To all of you, KEEP STRIVING!!! The shame is not in falling but in failing to rise again to fight another round.

Thursday, September 05, 2013

Do they have WW in Luckenbach, TX?

Either way, it's time to get back to the basics of.........

Not gonna sugarcoat it, I have been struggling, dancing around the same 4-5 pounds for a few weeks now. I've stepped up my exercise and it doesn't appear to help (at least not recently). My stress levels are out the roof (and not just from this struggle). The last couple of weeks have been a real battle with one of the worst enemies ever: self-doubt. Why? I know I can succeed .... So what's a girl to do?
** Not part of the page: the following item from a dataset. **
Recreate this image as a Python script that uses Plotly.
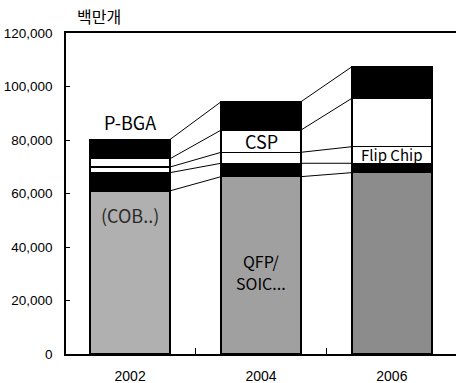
import plotly.graph_objects as go

years = ["2002", "2004", "2006"]
# segment heights (million units), bottom to top
seg_gray = [61000, 66300, 67800]      # QFP/SOIC.. (COB..)
seg_black_low = [6800, 5000, 3500]
seg_flip = [2100, 4100, 6200]         # Flip Chip
seg_csp = [3100, 8300, 18100]         # CSP
seg_pbga = [7200, 10600, 11800]       # P-BGA

y_ticks = [0, 20000, 40000, 60000, 80000, 100000, 120000]
y_ticklabels = ["0", "20,000", "40,000", "60,000", "80,000", "100,000", "120,000"]
unit_label = "백만개"

xs = list(range(len(years)))
W = 0.61
segments = [seg_gray, seg_black_low, seg_flip, seg_csp, seg_pbga]
colors = [["#b0b0b0", "#a0a0a0", "#8c8c8c"], "#000000", "#ffffff", "#ffffff", "#000000"]

fig = go.Figure()
for seg, col in zip(segments, colors):
    fig.add_trace(go.Bar(x=xs, y=seg, width=W, marker=dict(color=col, line=dict(color="#000000", width=1.5)),
                         showlegend=False, hoverinfo="skip"))

# cumulative tops
cum = []
run = [0] * len(xs)
for seg in segments:
    run = [r + v for r, v in zip(run, seg)]
    cum.append(run[:])

# series connecting lines
for level in cum:
    for i in range(len(xs) - 1):
        fig.add_trace(go.Scatter(x=[xs[i] + W / 2, xs[i + 1] - W / 2], y=[level[i], level[i + 1]],
                                 mode="lines", line=dict(color="#000000", width=1),
                                 showlegend=False, hoverinfo="skip"))

FAM = "Noto Sans CJK KR, Liberation Sans, sans-serif"
ann = [
    dict(x=0, y=cum[4][0], text="P-BGA", yanchor="bottom", yshift=2, showarrow=False,
         font=dict(family=FAM, size=18, color="#000000")),
    dict(x=1, y=(cum[2][1] + cum[3][1]) / 2, text="CSP", showarrow=False,
         font=dict(family=FAM, size=18, color="#000000")),
    dict(x=2, y=(cum[1][2] + cum[2][2]) / 2, text="Flip Chip", showarrow=False,
         font=dict(family=FAM, size=15, color="#000000")),
    dict(x=0, y=52000, text="(COB..)", showarrow=False,
         font=dict(family=FAM, size=18, color="#2a2a2a")),
    dict(x=1, y=34800, text="QFP/", showarrow=False,
         font=dict(family=FAM, size=16, color="#000000")),
    dict(x=1, y=26600, text="SOIC...", showarrow=False,
         font=dict(family=FAM, size=16, color="#000000")),
    dict(xref="paper", yref="paper", x=0.022, y=1, xanchor="left", yanchor="bottom", yshift=3,
         text=unit_label, showarrow=False,
         font=dict(family="Noto Sans CJK KR, sans-serif", size=16, color="#000000")),
]

fig.update_layout(
    barmode="stack",
    width=456, height=383,
    margin=dict(l=66, r=0, t=33, b=29),
    paper_bgcolor="#ffffff", plot_bgcolor="#ffffff",
    annotations=ann,
    font=dict(family="Liberation Sans, sans-serif", size=14, color="#000000"),
)
fig.update_xaxes(
    range=[-0.49, 2.49], tickvals=xs, ticktext=years, ticks="",
    showline=True, linecolor="#000000", linewidth=1.5, mirror=True,
    showgrid=False, zeroline=False, ticklabelstandoff=8,
    tickfont=dict(family="Liberation Sans, sans-serif", size=14),
    minor=dict(tick0=0.5, dtick=1, ticks="inside", ticklen=6, tickcolor="#000000", showgrid=False),
)
fig.update_yaxes(
    range=[0, 120000], tickvals=y_ticks, ticktext=y_ticklabels,
    ticks="inside", ticklen=4, tickcolor="#000000",
    showline=True, linecolor="#000000", linewidth=1.5,
    showgrid=False, zeroline=False, ticklabelstandoff=9,
    tickfont=dict(family="Liberation Sans, sans-serif", size=13.5),
)

fig.write_html("out.html")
I talked it out with a couple of good friends who also have been there, succeeded, had struggles, and are overcoming them. They have given me some good things to mull over .... and mostly just letting me talk it out and to lead me down a path where I can find the solution(s) that will work best for me and my life. And it's pretty simple, when I think about it:

Accept the things I cannot change. I've got a chronic condition in which I retain fluid -- and not a situation in which basic diuretics are a remedy. I have a compromised lymphatic system. I'll always have fluid retention to some degree. I will not be as easily able to merely "flush" things from my system by drinking 2 gallons of water a day (though staying hydrated is a tremendous bonus). I am also older than I was when I lost the weight, and other things have come into play as well, some of which has been rather unexpected. I've dealt with health issues constantly since I turned 40. I have a team of physicians now instead of just a GP. So these are obstacles which come up and there's not much I can do about it....... so I have to take a deep breath and remember that these too shall pass. Eventually.

Be courageous and change what I can. There are things I can change about my eating habits. As much as I enjoy my ONE Hershey's miniature -- and can limit myself to the one -- it's now become a daily habit, a way to end my lunch break on a sweet note. This has to stop. It's not a treat anymore in the real sense of things. I'm not saying it's bad, or even bad for me, but I need to do something differently than what I'm doing now. What other little changes can I make? I need to list the ones I know I can do...... one new habit each week. And I need to work on stress management even more than the steps I already take (regular exercise, other stress relief such as yoga, etc.). I have an idea on what I can do there.... just need to actually follow through.

Know the difference. I am pretty good at this but always need the reminder. And I need to remember that I am a winner, no matter what numerical value that gravity assigns to me -- because, really, that's all the scale measures: the amount of gravity keeping me bonded to earth.